Private museums are all the rage. A month ago, Glenstone opened in Maryland. There’s the Broad and so many others worldwide.
But Magazzino Italian Art Museum seems an outlier. It took me a year to finally have a Sunday to get up to Cold Spring. I had hoped for a better show of leaves along the Hudson River train route, but like everywhere else, global warming has pushed back on nature. For at least the second year in a row, there were only muddy browns and golds with the occasional red pop to remind us of what we were missing.
Derived from the collection of Nancy Olnick and Giorgio Spanu, the largely Arte Povera works at Magazzino were lovingly collected with intense focus and scholarship. Arte Povera really becomes understandable at this museum, its motives less murky. Having been lured by post war Torino and north Italy and then tumbling headlong into Sicily and Puglia these last years, the art had special resonance for me.

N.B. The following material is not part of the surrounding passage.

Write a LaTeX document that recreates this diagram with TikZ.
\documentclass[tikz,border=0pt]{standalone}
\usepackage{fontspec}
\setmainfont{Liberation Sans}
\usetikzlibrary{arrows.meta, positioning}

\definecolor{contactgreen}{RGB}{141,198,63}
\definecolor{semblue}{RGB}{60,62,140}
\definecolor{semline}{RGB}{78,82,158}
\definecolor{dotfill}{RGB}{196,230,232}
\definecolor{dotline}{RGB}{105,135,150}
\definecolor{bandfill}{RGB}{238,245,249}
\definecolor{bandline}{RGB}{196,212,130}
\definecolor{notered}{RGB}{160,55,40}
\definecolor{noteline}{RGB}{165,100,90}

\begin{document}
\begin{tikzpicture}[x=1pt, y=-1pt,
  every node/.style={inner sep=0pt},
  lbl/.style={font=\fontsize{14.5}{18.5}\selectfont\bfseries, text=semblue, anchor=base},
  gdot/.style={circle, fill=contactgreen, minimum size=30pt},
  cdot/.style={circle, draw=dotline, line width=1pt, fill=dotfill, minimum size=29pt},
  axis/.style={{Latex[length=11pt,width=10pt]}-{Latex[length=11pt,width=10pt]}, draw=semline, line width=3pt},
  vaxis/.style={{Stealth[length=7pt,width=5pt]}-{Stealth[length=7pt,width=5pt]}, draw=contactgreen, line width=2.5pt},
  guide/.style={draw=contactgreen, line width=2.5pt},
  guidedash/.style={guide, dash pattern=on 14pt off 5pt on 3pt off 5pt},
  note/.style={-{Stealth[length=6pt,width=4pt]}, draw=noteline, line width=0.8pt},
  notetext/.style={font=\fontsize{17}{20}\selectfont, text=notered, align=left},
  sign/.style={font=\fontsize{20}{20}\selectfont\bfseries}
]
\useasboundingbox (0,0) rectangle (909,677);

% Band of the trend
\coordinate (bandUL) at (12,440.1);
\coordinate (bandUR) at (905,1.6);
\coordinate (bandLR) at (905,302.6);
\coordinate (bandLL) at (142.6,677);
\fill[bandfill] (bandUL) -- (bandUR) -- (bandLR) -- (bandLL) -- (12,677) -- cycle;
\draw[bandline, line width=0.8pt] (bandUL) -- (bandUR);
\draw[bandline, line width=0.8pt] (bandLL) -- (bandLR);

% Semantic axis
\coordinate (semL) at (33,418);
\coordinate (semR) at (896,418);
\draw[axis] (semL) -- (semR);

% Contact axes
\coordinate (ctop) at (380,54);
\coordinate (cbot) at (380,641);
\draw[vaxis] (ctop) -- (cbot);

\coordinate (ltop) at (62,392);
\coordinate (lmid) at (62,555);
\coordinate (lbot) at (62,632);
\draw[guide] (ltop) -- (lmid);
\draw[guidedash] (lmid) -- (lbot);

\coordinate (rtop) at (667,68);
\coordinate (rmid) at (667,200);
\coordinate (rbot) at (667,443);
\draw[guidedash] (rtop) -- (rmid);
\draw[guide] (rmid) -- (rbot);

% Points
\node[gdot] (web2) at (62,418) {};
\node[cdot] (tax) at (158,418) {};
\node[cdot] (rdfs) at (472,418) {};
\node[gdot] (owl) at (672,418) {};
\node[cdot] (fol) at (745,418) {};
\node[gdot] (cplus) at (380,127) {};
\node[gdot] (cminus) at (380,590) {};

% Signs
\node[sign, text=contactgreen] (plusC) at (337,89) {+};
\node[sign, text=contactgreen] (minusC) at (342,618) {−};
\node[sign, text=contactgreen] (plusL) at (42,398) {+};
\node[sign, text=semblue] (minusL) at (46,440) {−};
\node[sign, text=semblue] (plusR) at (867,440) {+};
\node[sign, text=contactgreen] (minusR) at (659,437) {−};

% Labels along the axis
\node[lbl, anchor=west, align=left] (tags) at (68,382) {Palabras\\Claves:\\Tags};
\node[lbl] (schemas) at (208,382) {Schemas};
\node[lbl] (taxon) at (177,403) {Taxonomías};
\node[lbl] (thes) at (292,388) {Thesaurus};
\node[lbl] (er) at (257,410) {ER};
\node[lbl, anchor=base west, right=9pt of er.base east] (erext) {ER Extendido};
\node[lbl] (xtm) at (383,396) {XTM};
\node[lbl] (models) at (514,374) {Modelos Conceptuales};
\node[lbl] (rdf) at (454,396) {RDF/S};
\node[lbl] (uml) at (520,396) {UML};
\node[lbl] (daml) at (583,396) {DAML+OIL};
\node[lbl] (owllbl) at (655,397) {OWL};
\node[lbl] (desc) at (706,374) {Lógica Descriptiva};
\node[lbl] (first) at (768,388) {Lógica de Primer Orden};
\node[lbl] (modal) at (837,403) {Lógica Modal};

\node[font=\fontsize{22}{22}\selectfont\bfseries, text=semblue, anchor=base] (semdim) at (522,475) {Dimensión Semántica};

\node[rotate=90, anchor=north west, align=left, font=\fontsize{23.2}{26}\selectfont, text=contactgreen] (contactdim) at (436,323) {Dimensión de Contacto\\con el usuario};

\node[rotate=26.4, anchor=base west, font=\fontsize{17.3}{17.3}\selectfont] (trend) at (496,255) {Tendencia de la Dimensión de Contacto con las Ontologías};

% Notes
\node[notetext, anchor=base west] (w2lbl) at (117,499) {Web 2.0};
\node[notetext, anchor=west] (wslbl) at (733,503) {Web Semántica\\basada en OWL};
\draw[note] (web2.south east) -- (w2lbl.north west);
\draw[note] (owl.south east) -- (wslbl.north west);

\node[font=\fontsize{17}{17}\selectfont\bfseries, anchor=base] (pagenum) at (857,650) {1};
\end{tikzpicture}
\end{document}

Margherita Stein was Arte Povera’s champion in Italy and she has passed the torch to the Olnick/Spanus with white heat. Architect Miguel Quismondo has designed a home for them in nearby Garrison and they asked him to carry on with the museum. Having only seen exterior shots of Glenstone’s gray pavilions and coming upon the (smaller) Magazzino gray pavilions, I was slightly put off by the austerity. Once inside however, there is a warmth and logical spaciousness that felt in keeping with the art.

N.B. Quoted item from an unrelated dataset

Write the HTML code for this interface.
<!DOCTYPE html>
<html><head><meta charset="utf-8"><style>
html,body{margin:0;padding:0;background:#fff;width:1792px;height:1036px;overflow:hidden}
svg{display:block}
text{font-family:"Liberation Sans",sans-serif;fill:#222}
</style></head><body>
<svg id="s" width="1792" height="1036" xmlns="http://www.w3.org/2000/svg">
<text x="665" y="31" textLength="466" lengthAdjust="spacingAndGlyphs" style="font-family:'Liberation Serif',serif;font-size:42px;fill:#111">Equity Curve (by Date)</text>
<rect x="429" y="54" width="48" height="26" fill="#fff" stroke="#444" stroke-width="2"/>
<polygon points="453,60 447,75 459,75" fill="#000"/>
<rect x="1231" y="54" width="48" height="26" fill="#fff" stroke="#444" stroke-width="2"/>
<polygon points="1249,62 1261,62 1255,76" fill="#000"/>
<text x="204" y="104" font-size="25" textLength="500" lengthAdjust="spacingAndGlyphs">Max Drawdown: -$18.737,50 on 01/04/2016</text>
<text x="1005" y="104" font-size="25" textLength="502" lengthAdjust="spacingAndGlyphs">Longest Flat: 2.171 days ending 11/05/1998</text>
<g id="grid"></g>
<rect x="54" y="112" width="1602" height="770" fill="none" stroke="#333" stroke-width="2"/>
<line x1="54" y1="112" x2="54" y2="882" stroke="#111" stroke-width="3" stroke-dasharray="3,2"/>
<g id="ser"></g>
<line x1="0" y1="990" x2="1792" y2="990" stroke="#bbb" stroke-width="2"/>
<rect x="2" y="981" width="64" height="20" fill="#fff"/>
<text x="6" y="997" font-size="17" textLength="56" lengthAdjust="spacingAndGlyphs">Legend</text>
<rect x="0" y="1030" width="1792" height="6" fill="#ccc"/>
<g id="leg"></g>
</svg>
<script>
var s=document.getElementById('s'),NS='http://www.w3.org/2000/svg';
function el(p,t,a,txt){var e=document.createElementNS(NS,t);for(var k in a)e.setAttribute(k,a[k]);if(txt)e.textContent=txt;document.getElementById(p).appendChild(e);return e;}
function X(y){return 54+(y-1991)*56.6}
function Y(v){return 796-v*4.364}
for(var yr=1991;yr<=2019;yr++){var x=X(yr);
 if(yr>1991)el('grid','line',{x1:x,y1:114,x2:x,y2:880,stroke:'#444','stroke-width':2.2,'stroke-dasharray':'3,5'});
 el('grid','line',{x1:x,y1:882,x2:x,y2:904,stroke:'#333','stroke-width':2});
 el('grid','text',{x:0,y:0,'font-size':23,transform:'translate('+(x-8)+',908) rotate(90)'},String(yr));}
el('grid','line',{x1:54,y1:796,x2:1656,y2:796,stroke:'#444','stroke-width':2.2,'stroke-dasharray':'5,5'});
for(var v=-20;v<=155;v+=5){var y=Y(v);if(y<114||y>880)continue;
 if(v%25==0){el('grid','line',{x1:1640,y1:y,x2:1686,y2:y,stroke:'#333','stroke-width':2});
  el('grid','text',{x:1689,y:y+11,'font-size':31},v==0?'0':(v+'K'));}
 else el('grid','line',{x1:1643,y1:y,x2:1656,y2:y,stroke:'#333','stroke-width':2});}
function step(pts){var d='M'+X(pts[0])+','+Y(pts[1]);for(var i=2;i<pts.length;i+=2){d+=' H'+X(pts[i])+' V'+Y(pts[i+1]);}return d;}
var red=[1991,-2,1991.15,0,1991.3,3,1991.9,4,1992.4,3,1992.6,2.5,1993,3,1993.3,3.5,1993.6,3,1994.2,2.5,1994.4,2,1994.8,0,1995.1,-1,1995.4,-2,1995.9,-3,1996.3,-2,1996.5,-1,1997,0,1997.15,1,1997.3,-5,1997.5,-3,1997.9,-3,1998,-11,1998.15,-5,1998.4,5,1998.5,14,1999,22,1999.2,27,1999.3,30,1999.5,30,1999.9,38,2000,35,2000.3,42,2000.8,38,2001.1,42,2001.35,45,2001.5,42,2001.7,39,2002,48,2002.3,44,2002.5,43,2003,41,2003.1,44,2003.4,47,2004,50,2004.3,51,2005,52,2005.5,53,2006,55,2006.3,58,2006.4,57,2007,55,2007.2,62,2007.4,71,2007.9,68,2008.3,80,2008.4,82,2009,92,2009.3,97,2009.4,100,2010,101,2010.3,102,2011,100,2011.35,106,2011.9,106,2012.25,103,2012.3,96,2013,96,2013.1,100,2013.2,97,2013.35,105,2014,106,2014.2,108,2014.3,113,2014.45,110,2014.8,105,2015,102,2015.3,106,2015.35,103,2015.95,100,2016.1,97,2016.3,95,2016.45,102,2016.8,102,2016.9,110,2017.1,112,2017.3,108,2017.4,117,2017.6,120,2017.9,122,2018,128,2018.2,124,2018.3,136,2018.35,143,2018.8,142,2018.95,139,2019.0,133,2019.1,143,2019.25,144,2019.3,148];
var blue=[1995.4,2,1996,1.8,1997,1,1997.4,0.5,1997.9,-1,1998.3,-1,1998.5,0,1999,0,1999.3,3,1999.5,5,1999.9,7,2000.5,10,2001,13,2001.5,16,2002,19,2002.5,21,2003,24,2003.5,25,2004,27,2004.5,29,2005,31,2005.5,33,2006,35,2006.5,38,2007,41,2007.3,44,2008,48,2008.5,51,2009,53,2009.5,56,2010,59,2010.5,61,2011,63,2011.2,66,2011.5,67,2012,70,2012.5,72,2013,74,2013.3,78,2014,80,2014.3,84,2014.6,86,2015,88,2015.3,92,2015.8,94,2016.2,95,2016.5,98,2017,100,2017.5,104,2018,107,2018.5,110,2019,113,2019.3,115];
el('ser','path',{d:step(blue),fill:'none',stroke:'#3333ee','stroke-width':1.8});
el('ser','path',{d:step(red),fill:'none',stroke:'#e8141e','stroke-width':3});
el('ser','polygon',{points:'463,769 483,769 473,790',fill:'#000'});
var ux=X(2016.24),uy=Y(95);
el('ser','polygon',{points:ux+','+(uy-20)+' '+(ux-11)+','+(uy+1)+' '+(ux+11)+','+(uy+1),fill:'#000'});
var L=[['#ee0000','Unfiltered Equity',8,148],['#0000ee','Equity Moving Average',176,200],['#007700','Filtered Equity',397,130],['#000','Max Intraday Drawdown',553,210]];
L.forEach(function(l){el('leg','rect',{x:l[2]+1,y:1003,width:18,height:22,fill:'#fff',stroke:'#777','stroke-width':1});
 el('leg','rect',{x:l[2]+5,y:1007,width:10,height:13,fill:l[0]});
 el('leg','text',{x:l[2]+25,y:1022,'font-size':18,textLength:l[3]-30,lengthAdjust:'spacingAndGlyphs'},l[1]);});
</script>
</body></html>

An hour and a half long series of short films hosted by Germano Celant who coined the term Arte Povera at the entry is too long for one go, but 15 minutes will give you the necessary tools to approach the art. No wall labels of course (my pet peeve) but the small booklet you are given at the entrance is a pithy port to the artists and their works.
Celant explains the crucial animating theory of this group, largely a sixties reaction to industrialization and the loss of nature and natural elements. Taking their cues from water, air, land and fire, the primitive elements revered by the Greeks, as well as the animal kingdom, this self-organized Italian group juxtaposed the work of man and the work of nature in novel ways. The point, a very contemporary one, is that we are losing our way.

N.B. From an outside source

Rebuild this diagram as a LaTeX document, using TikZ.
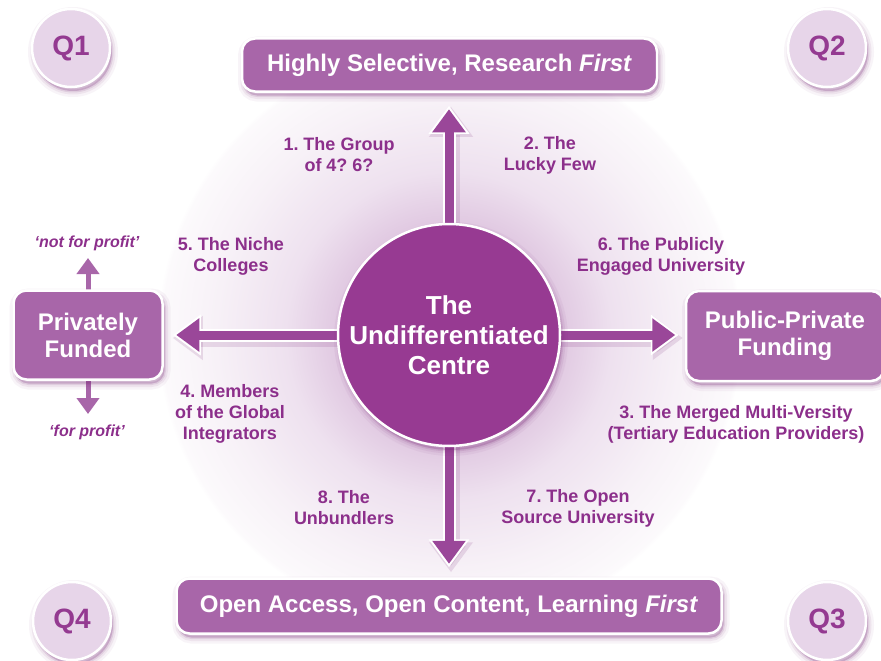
\documentclass[tikz,border=0pt]{standalone}
\usepackage{fontspec}
\setmainfont{Liberation Sans}
\frenchspacing
\usetikzlibrary{arrows.meta,shadows}
\definecolor{boxc}{HTML}{A866A9}
\definecolor{circc}{HTML}{973A92}
\definecolor{arrc}{HTML}{9A4799}
\definecolor{labc}{HTML}{8C2F8B}
\definecolor{qfill}{HTML}{E7D5E9}
\definecolor{qtext}{HTML}{943A91}
\definecolor{shc}{HTML}{7A2A78}
\definecolor{glowA}{HTML}{E0C8E1}
\definecolor{glowB}{HTML}{EEE1EF}
\definecolor{glowC}{HTML}{F7F1F7}
\definecolor{glowD}{HTML}{FCFAFC}
\pgfdeclarelayer{bg}
\pgfdeclarelayer{arr}
\pgfsetlayers{bg,arr,main}
\pgfdeclareradialshading{bgglow}{\pgfpointorigin}{color(0bp)=(glowA); color(9.5bp)=(glowA); color(14bp)=(glowB); color(20bp)=(glowC); color(24.6bp)=(glowD); color(25bp)=(white); color(50bp)=(white)}
\tikzset{
  softsh/.style={
    general shadow={fill=shc, draw=shc, line width=12pt, opacity=0.05, shadow xshift=2pt, shadow yshift=-4pt},
    general shadow={fill=shc, draw=shc, line width=7pt, opacity=0.08, shadow xshift=2pt, shadow yshift=-4pt},
    general shadow={fill=shc, draw=shc, line width=3pt, opacity=0.12, shadow xshift=2pt, shadow yshift=-4pt}},
  boxstyle/.style={rectangle, rounded corners=13pt, fill=boxc, draw=white, line width=2.5pt,
    text=white, font=\frenchspacing\bfseries\fontsize{24}{27}\selectfont, align=center, inner sep=0pt, softsh},
  qstyle/.style={circle, minimum size=78pt, fill=qfill, draw=white, line width=2.5pt,
    text=qtext, font=\bfseries\fontsize{28}{30}\selectfont, inner sep=0pt, softsh},
  centrestyle/.style={circle, minimum size=222pt, fill=circc, draw=white, line width=2.5pt,
    text=white, font=\bfseries\fontsize{26}{30}\selectfont, align=center, inner sep=0pt, softsh},
  labstyle/.style={text=labc, font=\frenchspacing\bfseries\fontsize{18}{21}\selectfont, align=center, inner sep=0pt},
  profstyle/.style={text=labc, font=\bfseries\itshape\fontsize{16}{19}\selectfont, inner sep=0pt},
  arrsh/.style={draw=shc, opacity=0.14, line width=17pt, -{Triangle[width=42pt,length=30pt]},
    transform canvas={xshift=2pt, yshift=-3pt}},
  arrout/.style={draw=white, line width=13pt, -{Triangle[width=39pt,length=28pt]}},
  arrin/.style={draw=arrc, line width=9pt, -{Triangle[width=32pt,length=23pt]}},
  smallout/.style={draw=white, line width=8pt, -{Triangle[width=27pt,length=20pt]}},
  smallin/.style={draw=boxc, line width=5pt, -{Triangle[width=22pt,length=16pt]}},
}
\begin{document}
\begin{tikzpicture}[x=1pt,y=-1pt]
\useasboundingbox (0,0) rectangle (881,661);
\begin{pgfonlayer}{bg}
  \fill[white] (0,0) rectangle (881,661);
  \shade[shading=bgglow] (449,335) circle[radius=292];
\end{pgfonlayer}

% main nodes
\node[centrestyle] (C) at (449,335) {The\\Undifferentiated\\Centre};
\node[boxstyle, minimum width=415pt, minimum height=53pt] (T) at (449.5,65) {Highly Selective, Research \textit{First}};
\node[boxstyle, minimum width=545pt, minimum height=55pt] (B) at (449,606) {Open Access, Open Content, Learning \textit{First}};
\node[boxstyle, minimum width=149pt, minimum height=89pt] (L) at (88,335) {Privately\\Funded};
\node[boxstyle, minimum width=198pt, minimum height=90pt] (R) at (785,336) {Public-Private\\Funding};

% quadrant circles
\node[qstyle] (Q1) at (71,48) {Q1};
\node[qstyle] (Q2) at (827,48) {Q2};
\node[qstyle] (Q3) at (827,621) {Q3};
\node[qstyle] (Q4) at (72,621) {Q4};

% labels
\node[labstyle] (l1) at (339,155) {1. The Group\\of 4? 6?};
\node[labstyle] (l2) at (550,155) {2. The\\Lucky Few};
\node[labstyle] (l5) at (231,256) {5. The Niche\\Colleges};
\node[labstyle] (l6) at (661,256) {6. The Publicly\\Engaged University};
\node[labstyle] (l4) at (230,414) {4. Members\\of the Global\\Integrators};
\node[labstyle] (l3) at (736,424) {3. The Merged Multi-Versity\\(Tertiary Education Providers)};
\node[labstyle] (l8) at (344,508) {8. The\\Unbundlers};
\node[labstyle] (l7) at (578,508) {7. The Open\\Source University};
\node[profstyle] (np) at (87,243) {‘not for profit’};
\node[profstyle] (fp) at (87,432) {‘for profit’};

\coordinate (uptip) at (88,255);
\coordinate (dntip) at (88,417);

% arrows
\begin{pgfonlayer}{arr}
  \draw[arrsh, shorten >=11pt] (C.center) -- (C.center |- T.south);
  \draw[arrsh, shorten >=8pt] (C.center) -- (C.center |- B.north);
  \draw[arrsh, shorten >=7pt] (C.center) -- (C.center -| L.east);
  \draw[arrsh, shorten >=4pt] (C.center) -- (C.center -| R.west);

  \draw[arrout, shorten >=13pt] (C.center) -- (C.center |- T.south);
  \draw[arrin, shorten >=16.5pt] (C.center) -- (C.center |- T.south);
  \draw[arrout, shorten >=10pt] (C.center) -- (C.center |- B.north);
  \draw[arrin, shorten >=13.5pt] (C.center) -- (C.center |- B.north);
  \draw[arrout, shorten >=9pt] (C.center) -- (C.center -| L.east);
  \draw[arrin, shorten >=12.5pt] (C.center) -- (C.center -| L.east);
  \draw[arrout, shorten >=6pt] (C.center) -- (C.center -| R.west);
  \draw[arrin, shorten >=9.5pt] (C.center) -- (C.center -| R.west);

  \draw[smallout] (L.center) -- (uptip);
  \draw[smallin, shorten >=3pt] (L.center) -- (uptip);
  \draw[smallout] (L.center) -- (dntip);
  \draw[smallin, shorten >=3pt] (L.center) -- (dntip);
\end{pgfonlayer}
\end{tikzpicture}
\end{document}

Alas, until Marisa Merz’s work was ‘exhumed’ a few years ago at the Whitney there was little attention paid to the concurrent work of women. Merz--husband Mario was more closely associated with the group—is here represented by works that captivate for their “warmer” delivery system.
Workers and students were unusually aligned, especially in Europe during the late sixties and the art reflects a rejection of the status quo, then more oriented towards Pop and Minimalism. Other groups of Italian artists were seeking a different way out of the postwar but the Poveristos (my coinage) including Michelangelo Pistoletto, Marco Anelli, Alighiero Boetti, Luciano Fabro, Pino Pascali, Jannis Kounellis, Giuseppe Penone, Giulio Paolini marched to their own drum.
The Olnick Spanus also support contemporary Italian art, some currently on view at the Italian Culture Institute and the exhibition, which closes this week, makes a good pairing with the works at the museum.